As confrarias em Moçambique deixaram de receber as ajudas da Arábia Saudita. Este reino passou a privilegiar os xeques e as mesquitas do Conselho Islâmico, que conseguem atrair cada vez mais jovens para as suas madrassas, diz Hafiz Adburrazaque Jamú
A comunidade islâmica tem ganho influência na Ilha de Moçambique?
A comunidade muçulmana tem aumentado por diversas vias. Primeiro, a taxa de natalidade, entre os muçulmanos, é muito alta. Não há planeamento familiar e a religião permite a poligamia, o que eu discordo, pois considero ser um problema de interpretação. Permitiu-se que o homem casasse com mais de duas mulheres para segurar o tecido social feminino no tempo do profeta Maomé quando havia uma guerra santa. Depois, a comunidade muçulmana também aumentou porque o facto da Ilha não ter sofrido directamente da guerra, fez com que muitas pessoas se refugiassem aqui.
Os apoios têm permitido um maior peso dos muçulmanos?
Desde sempre, as confrarias tiveram apoios da Arábia Saudita, e dos vários cantos do mundo islâmico. Mas recentemente não. Com a proliferação do fundamentalismo, as pessoas que defendem essa doutrina começaram a receber esse apoio, deixando as confrarias marginalizadas. Da parte do Governo, muitas das vezes, não vêm apoios, mas consideração. Mas a nível mundial, as confrarias estão muito fracas.
A visão fundamentalista tem conquistado novos membros?
Têm muitas mesquitas mas poucos membros. Mas têm ganho influência, também pelo facto de em Moçambique existir muita gente que até há pouco tempo não tinha nível académico. As pessoas quando vão para as escolas começam a aprender o que é a lógica.
E o fundamentalismo começa por se aproveitar desse factor, por interpretar o Corão de uma forma lógica. Todo o jovem aposta neste raciocínio. Eles semeiam o fruto nos jovens. Estas centenas de novos membros aderiram nos últimos sete a dez anos. Mas os líderes não conseguem alterar a visão das mulheres ou dos mais velhos.
As confrarias têm receio dessa tendência?
Temos um grande receio. Temos que nos proteger, abrir escolas para dar aulas às crianças sobre as confrarias. Quando falecerem os mais velhos, esta maneira de ser das confrarias deixa de existir. Eu sou o único jovem que declaro em público que pertenço às confrarias.

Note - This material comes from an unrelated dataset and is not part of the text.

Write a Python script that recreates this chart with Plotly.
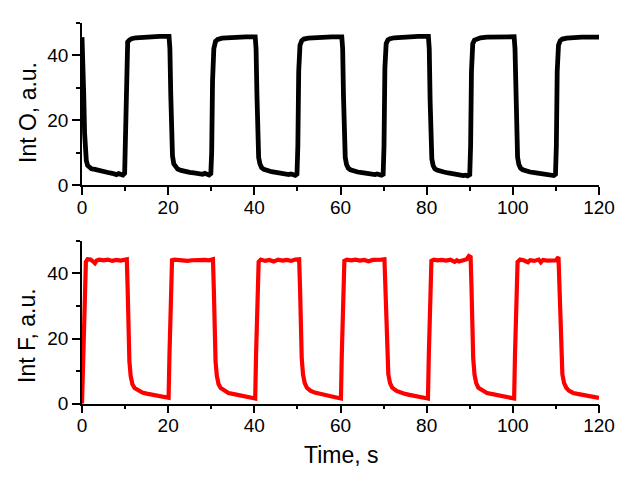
import plotly.graph_objects as go

# ---- data: Int O (black, top panel) ----
time_o = [0, 0.2, 0.4, 0.6, 0.8, 1.0, 1.3, 1.7, 2.2, 3, 4, 5, 6, 6.5, 7, 7.5, 8, 8.5, 9, 9.5, 9.9,
          10.1, 10.3, 10.6, 11, 11.5, 12.5, 14, 16, 18, 20.2,
          20.4, 20.6, 20.8, 21.0, 21.3, 21.7, 22.2, 23, 24, 25, 26, 27, 27.5, 28, 28.5, 29, 29.5, 29.9,
          30.1, 30.3, 30.6, 31, 31.5, 32.5, 34, 36, 38, 40.2,
          40.4, 40.6, 40.8, 41.0, 41.3, 41.7, 42.2, 43, 44, 45, 46, 47, 48, 48.5, 49, 49.5, 49.9,
          50.1, 50.3, 50.6, 51, 51.5, 52.5, 54, 56, 58, 60.3,
          60.5, 60.7, 60.9, 61.1, 61.4, 61.8, 62.3, 63, 64, 65, 66, 67, 68, 68.5, 69, 69.5, 69.9,
          70.1, 70.3, 70.6, 71, 71.5, 72.5, 74, 76, 78, 80.4,
          80.6, 80.8, 81.0, 81.2, 81.5, 81.9, 82.4, 83, 84, 85, 86, 87, 88, 88.5, 89, 89.5, 90,
          90.2, 90.4, 90.7, 91.1, 91.6, 92.5, 94, 96, 98, 100.3,
          100.5, 100.7, 100.9, 101.1, 101.4, 101.8, 102.3, 103, 104, 105, 106, 107, 108, 108.5, 109, 109.5, 109.9,
          110.1, 110.3, 110.6, 111, 111.5, 112.5, 114, 116, 118, 120]
int_o = [45.5, 40, 28, 16, 10, 7.5, 6, 5.3, 5, 4.8, 4.4, 4.1, 3.9, 3.7, 3.6, 3.4, 3.2, 3.5, 3.2, 3.1, 3.6,
         15, 40, 44, 44.6, 45, 45.3, 45.5, 45.6, 45.7, 45.7,
         42, 28, 14, 9, 6.5, 5.5, 4.9, 4.5, 4.1, 3.9, 3.7, 3.5, 3.4, 3.3, 3.6, 3.3, 3.1, 3.5,
         10, 32, 42, 44.2, 44.8, 45.2, 45.4, 45.5, 45.6, 45.6,
         42, 28, 13, 8.5, 6.5, 5.3, 4.8, 4.4, 4.1, 3.9, 3.6, 3.4, 3.2, 3.4, 3.1, 3.0, 3.4,
         12, 35, 43, 44.4, 44.9, 45.2, 45.4, 45.5, 45.6, 45.6,
         42, 27, 13, 8.5, 6.3, 5.2, 4.7, 4.3, 4.0, 3.8, 3.5, 3.3, 3.2, 3.4, 3.1, 3.0, 3.3,
         12, 36, 43.5, 44.6, 45, 45.3, 45.5, 45.6, 45.7, 45.7,
         42, 26, 12, 8, 6, 5, 4.6, 4.3, 4.0, 3.7, 3.4, 3.2, 3.1, 2.9, 3.0, 2.8, 3.2,
         12, 35, 43.5, 44.6, 45, 45.3, 45.5, 45.6, 45.6, 45.6,
         42, 27, 13, 8.5, 6.3, 5.2, 4.7, 4.3, 4.0, 3.8, 3.6, 3.4, 3.2, 3.0, 3.1, 2.9, 3.3,
         12, 35, 43, 44.4, 44.9, 45.2, 45.4, 45.5, 45.5, 45.5]

# ---- data: Int F (red, bottom panel) ----
time_f = [0, 0.3, 0.6, 0.9, 1.3, 2, 2.6, 3, 3.4, 4, 5, 6, 7, 8, 9, 10, 10.4,
          10.6, 10.8, 11.0, 11.3, 11.7, 12.2, 13, 14, 15, 16, 17, 18, 19, 19.7, 20.1,
          20.3, 20.6, 20.9, 21.5, 22.5, 23.5, 24.5, 25.5, 26.5, 27.5, 28.5, 29.5, 30.4,
          30.6, 30.8, 31.0, 31.3, 31.7, 32.2, 33, 34, 35, 36, 37, 38, 39, 39.8, 40.2,
          40.4, 40.7, 41.0, 41.5, 42.5, 43.5, 44.5, 45.5, 46.5, 47.5, 48.5, 49.5, 50.4,
          50.6, 50.8, 51.0, 51.3, 51.7, 52.2, 53, 54, 55, 56, 57, 58, 59, 59.8, 60.1,
          60.3, 60.6, 60.9, 61.5, 62.5, 63.5, 64.5, 65.5, 66.5, 67.5, 68.5, 69.5, 70.2,
          70.4, 70.6, 70.8, 71.1, 71.5, 72, 73, 74, 75, 76, 77, 78, 79, 79.8, 80.3,
          80.5, 80.8, 81.1, 81.7, 82.5, 83.5, 84.5, 85.5, 86.5, 87, 87.5, 88.5, 89.3, 89.8, 90.2,
          90.4, 90.6, 90.8, 91.1, 91.5, 92, 93, 94, 95, 96, 97, 98, 99, 99.8, 100.3,
          100.5, 100.8, 101.1, 101.7, 102.5, 103.5, 104, 105, 106, 106.5, 107, 108, 109, 110, 110.6,
          110.8, 111.0, 111.2, 111.5, 111.9, 112.4, 113, 114, 115, 116, 117, 118, 119, 120]
int_f = [0, 15, 35, 43.5, 44.3, 44.2, 43.6, 43.1, 43.9, 44.2, 44, 44.2, 43.8, 44.1, 43.9, 44.2, 44.3,
         35, 22, 13, 8.5, 6, 4.8, 4, 3.4, 3.1, 2.9, 2.7, 2.3, 2.2, 2.0, 1.8,
         15, 38, 44, 44.2, 44, 44.1, 43.8, 44, 44.1, 43.9, 44.1, 44, 44.3,
         35, 22, 13, 8.5, 6, 4.8, 4, 3.3, 3.0, 2.7, 2.5, 2.2, 2.0, 1.7, 1.6,
         15, 38, 43.5, 44.2, 43.8, 44.1, 43.6, 44.2, 43.9, 44.1, 43.8, 44.2, 44.3,
         36, 23, 14, 9, 6.3, 4.9, 4, 3.4, 3.0, 2.8, 2.5, 2.2, 2.0, 1.7, 1.6,
         15, 38, 43.8, 44.2, 44, 44.2, 43.9, 44.1, 43.7, 44.1, 44, 44.2, 44.3,
         36, 23, 14, 9, 6.3, 4.9, 3.9, 3.3, 3.0, 2.7, 2.4, 2.2, 2.0, 1.7, 1.6,
         15, 38, 43.8, 44.2, 44, 44.1, 43.9, 44.2, 43.5, 44, 43.6, 44, 44.3, 45.3, 45,
         36, 23, 14, 9, 6.3, 4.9, 3.9, 3.3, 3.0, 2.7, 2.4, 2.2, 2.0, 1.7, 1.6,
         15, 38, 43.5, 44.2, 44, 43.4, 44, 43.8, 44.2, 43.4, 44.1, 43.9, 44.1, 44, 45,
         36, 23, 14, 9, 6.3, 4.9, 4.0, 3.3, 3.0, 2.7, 2.5, 2.2, 2.0, 1.8]

x_ticks = [0, 20, 40, 60, 80, 100, 120]
y_ticks = [0, 20, 40]
x_title = "Time, s"
y_title_top = "Int O, a.u."
y_title_bottom = "Int F, a.u."

W, H = 637, 478
OFF = 8  # page body margin in the browser
FONT = "Liberation Sans, Arial, sans-serif"

fig = go.Figure()
fig.add_trace(go.Scatter(x=time_o, y=int_o, mode="lines", xaxis="x", yaxis="y",
                         line=dict(color="black", width=4.8), showlegend=False))
fig.add_trace(go.Scatter(x=time_f, y=int_f, mode="lines", xaxis="x2", yaxis="y2",
                         line=dict(color="#ff0000", width=4.2), showlegend=False))

def px_x(p):
    return (p - OFF) / W

def px_y(p):
    return 1 - (p - OFF) / H

xdom = [px_x(82), px_x(599)]
common_x = dict(range=[0, 120], tickvals=x_ticks, showgrid=False, zeroline=False,
                showline=True, linecolor="black", linewidth=1.5, automargin=False,
                ticks="outside", ticklen=8, tickwidth=1.5, tickcolor="black",
                ticklabelstandoff=-4,
                minor=dict(dtick=10, tick0=0, ticklen=4, tickwidth=1.5, tickcolor="black", ticks="outside"),
                tickfont=dict(family=FONT, size=19, color="black"), domain=xdom)
common_y = dict(range=[0, 50], tickvals=y_ticks, showgrid=False, zeroline=False,
                showline=True, linecolor="black", linewidth=1.5, automargin=False,
                ticks="outside", ticklen=8, tickwidth=1.5, tickcolor="black",
                minor=dict(dtick=10, tick0=0, ticklen=4, tickwidth=1.5, tickcolor="black", ticks="outside"),
                tickfont=dict(family=FONT, size=19, color="black"))

fig.update_layout(
    width=W, height=H,
    margin=dict(l=0, r=0, t=0, b=0, autoexpand=False),
    paper_bgcolor="white", plot_bgcolor="white",
    xaxis=dict(**common_x, anchor="y"),
    yaxis=dict(**common_y, anchor="x", domain=[px_y(185), px_y(22.5)]),
    xaxis2=dict(**common_x, anchor="y2"),
    yaxis2=dict(**common_y, anchor="x2", domain=[px_y(403.7), px_y(240.7)]),
    annotations=[
        dict(text=y_title_top, x=px_x(28), y=px_y(113), xref="paper", yref="paper",
             textangle=-90, showarrow=False, xanchor="center", yanchor="middle",
             font=dict(family=FONT, size=23, color="black")),
        dict(text=y_title_bottom, x=px_x(27), y=px_y(336), xref="paper", yref="paper",
             textangle=-90, showarrow=False, xanchor="center", yanchor="middle",
             font=dict(family=FONT, size=23, color="black")),
        dict(text=x_title, x=px_x(341), y=px_y(455), xref="paper", yref="paper",
             showarrow=False, xanchor="center", yanchor="middle",
             font=dict(family=FONT, size=23, color="black")),
    ],
)

fig.write_html("out.html")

Se nós tivermos uma mesquita de palha e ao lado houver uma mesquita com energia e melhores condições, as pessoas escolhem a que tem melhores condições. A maioria da população ainda não aderiu. Mas há um risco. Os próprios lideres das confrarias não têm trabalho, e são fáceis de vergar, enquanto as pessoas do Conselho Islâmico recebem salários, e têm apoios.